WHAT YOU NEED TO DO »
The listing below must be repeated word for word, with its images excluded.

DATA LINES »
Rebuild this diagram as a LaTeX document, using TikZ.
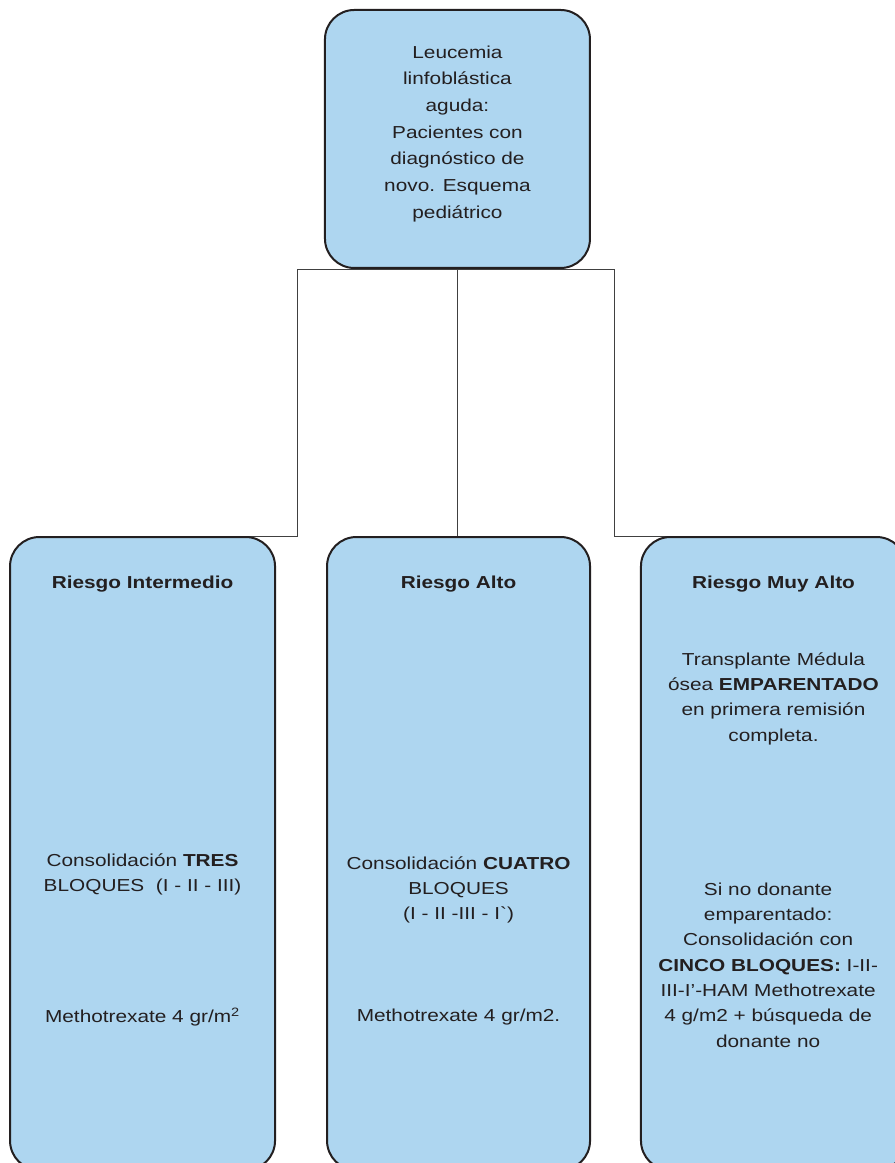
\documentclass[tikz,border=0pt]{standalone}
\usepackage{fontspec}
\newfontfamily\arialfont{Liberation Sans}[FakeStretch=1.2]
\usetikzlibrary{positioning, backgrounds}

\definecolor{boxblue}{RGB}{174,214,240}
\definecolor{boxline}{RGB}{35,31,32}

\tikzset{
  riskbox/.style = {draw = boxline, fill = boxblue, line width = 1.5pt,
    rounded corners = 22pt, inner sep = 0pt},
  txt/.style = {align = center, text = boxline, inner sep = 0pt,
    font = \arialfont\fontsize{13}{19}\selectfont},
  link/.style = {draw = black!75, line width = 0.7pt}
}

\begin{document}
\begin{tikzpicture}[x = 1pt, y = 1pt]

\useasboundingbox (0,0) rectangle (671.25,872.25);
\clip (0,0) rectangle (671.25,872.25);

\node[riskbox, minimum width = 198.75pt, minimum height = 193.5pt] (diag) at (343.1,768) {};
\node[txt, font = \arialfont\fontsize{13}{20}\selectfont, yshift = 4pt] (diagtxt) at (diag.center)
  {Leucemia\\linfoblástica\\aguda:\\Pacientes con\\diagnóstico de\\novo. Esquema\\pediátrico};

\node[riskbox, minimum width = 198.75pt, minimum height = 474.75pt] (inter) at (106.9,232.1) {};
\node[riskbox, minimum width = 197.25pt, minimum height = 474.75pt] (alto) at (343.9,232.1) {};
\node[riskbox, minimum width = 198.75pt, minimum height = 474.75pt] (muyalto) at (580.1,232.1) {};

% riesgo intermedio
\node[txt, below = 36pt of inter.north, anchor = center] (intname) {\textbf{Riesgo Intermedio}};
\node[txt, below = 253.9pt of inter.north, anchor = center] (intcons)
  {Consolidación \textbf{TRES}\\BLOQUES~ (I - II - III)};
\node[txt, below = 360.75pt of inter.north, anchor = center] (intmtx)
  {Methotrexate 4 gr/m\textsuperscript{2}};

% riesgo alto
\node[txt, below = 36pt of alto.north, anchor = center] (altoname) {\textbf{Riesgo Alto}};
\node[txt, below = 265.5pt of alto.north, anchor = center] (altocons)
  {Consolidación \textbf{CUATRO}\\BLOQUES\\(I - II -III - I`)};
\node[txt, below = 360.75pt of alto.north, anchor = center] (altomtx)
  {Methotrexate 4 gr/m2.};

% riesgo muy alto
\node[txt, below = 36pt of muyalto.north, anchor = center] (maname) {\textbf{Riesgo Muy Alto}};
\node[txt, below = 121.9pt of muyalto.north, anchor = center] (matmo)
  {Transplante Médula\\ósea \textbf{EMPARENTADO}\\en primera remisión\\completa.};
\node[txt, below = 321.75pt of muyalto.north, anchor = center, xshift = -4pt] (manodon)
  {Si no donante\\emparentado:\\Consolidación con\\\textbf{CINCO BLOQUES:} I-II-\\III-I’-HAM Methotrexate\\4 g/m2 + búsqueda de\\donante no};

\coordinate (lkink) at (222.75,0);
\coordinate (rkink) at (460.5,0);

\begin{scope}[on background layer]
\draw[link] (diag.south) -| (lkink |- inter.north) -- (inter.north);
\draw[link] (diag.south) -- (diag.south |- alto.north);
\draw[link] (diag.south) -| (rkink |- muyalto.north) -- (muyalto.north);
\end{scope}

\end{tikzpicture}
\end{document}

WRITTEN RESPONSE »
Rebuild this diagram as a LaTeX document, using TikZ.
\documentclass[tikz,border=0pt]{standalone}
\usepackage{fontspec}
\newfontfamily\arialfont{Liberation Sans}[FakeStretch=1.2]
\usetikzlibrary{positioning, backgrounds}

\definecolor{boxblue}{RGB}{174,214,240}
\definecolor{boxline}{RGB}{35,31,32}

\tikzset{
  riskbox/.style = {draw = boxline, fill = boxblue, line width = 1.5pt,
    rounded corners = 22pt, inner sep = 0pt},
  txt/.style = {align = center, text = boxline, inner sep = 0pt,
    font = \arialfont\fontsize{13}{19}\selectfont},
  link/.style = {draw = black!75, line width = 0.7pt}
}

\begin{document}
\begin{tikzpicture}[x = 1pt, y = 1pt]

\useasboundingbox (0,0) rectangle (671.25,872.25);
\clip (0,0) rectangle (671.25,872.25);

\node[riskbox, minimum width = 198.75pt, minimum height = 193.5pt] (diag) at (343.1,768) {};
\node[txt, font = \arialfont\fontsize{13}{20}\selectfont, yshift = 4pt] (diagtxt) at (diag.center)
  {Leucemia\\linfoblástica\\aguda:\\Pacientes con\\diagnóstico de\\novo. Esquema\\pediátrico};

\node[riskbox, minimum width = 198.75pt, minimum height = 474.75pt] (inter) at (106.9,232.1) {};
\node[riskbox, minimum width = 197.25pt, minimum height = 474.75pt] (alto) at (343.9,232.1) {};
\node[riskbox, minimum width = 198.75pt, minimum height = 474.75pt] (muyalto) at (580.1,232.1) {};

% riesgo intermedio
\node[txt, below = 36pt of inter.north, anchor = center] (intname) {\textbf{Riesgo Intermedio}};
\node[txt, below = 253.9pt of inter.north, anchor = center] (intcons)
  {Consolidación \textbf{TRES}\\BLOQUES~ (I - II - III)};
\node[txt, below = 360.75pt of inter.north, anchor = center] (intmtx)
  {Methotrexate 4 gr/m\textsuperscript{2}};

% riesgo alto
\node[txt, below = 36pt of alto.north, anchor = center] (altoname) {\textbf{Riesgo Alto}};
\node[txt, below = 265.5pt of alto.north, anchor = center] (altocons)
  {Consolidación \textbf{CUATRO}\\BLOQUES\\(I - II -III - I`)};
\node[txt, below = 360.75pt of alto.north, anchor = center] (altomtx)
  {Methotrexate 4 gr/m2.};

% riesgo muy alto
\node[txt, below = 36pt of muyalto.north, anchor = center] (maname) {\textbf{Riesgo Muy Alto}};
\node[txt, below = 121.9pt of muyalto.north, anchor = center] (matmo)
  {Transplante Médula\\ósea \textbf{EMPARENTADO}\\en primera remisión\\completa.};
\node[txt, below = 321.75pt of muyalto.north, anchor = center, xshift = -4pt] (manodon)
  {Si no donante\\emparentado:\\Consolidación con\\\textbf{CINCO BLOQUES:} I-II-\\III-I’-HAM Methotrexate\\4 g/m2 + búsqueda de\\donante no};

\coordinate (lkink) at (222.75,0);
\coordinate (rkink) at (460.5,0);

\begin{scope}[on background layer]
\draw[link] (diag.south) -| (lkink |- inter.north) -- (inter.north);
\draw[link] (diag.south) -- (diag.south |- alto.north);
\draw[link] (diag.south) -| (rkink |- muyalto.north) -- (muyalto.north);
\end{scope}

\end{tikzpicture}
\end{document}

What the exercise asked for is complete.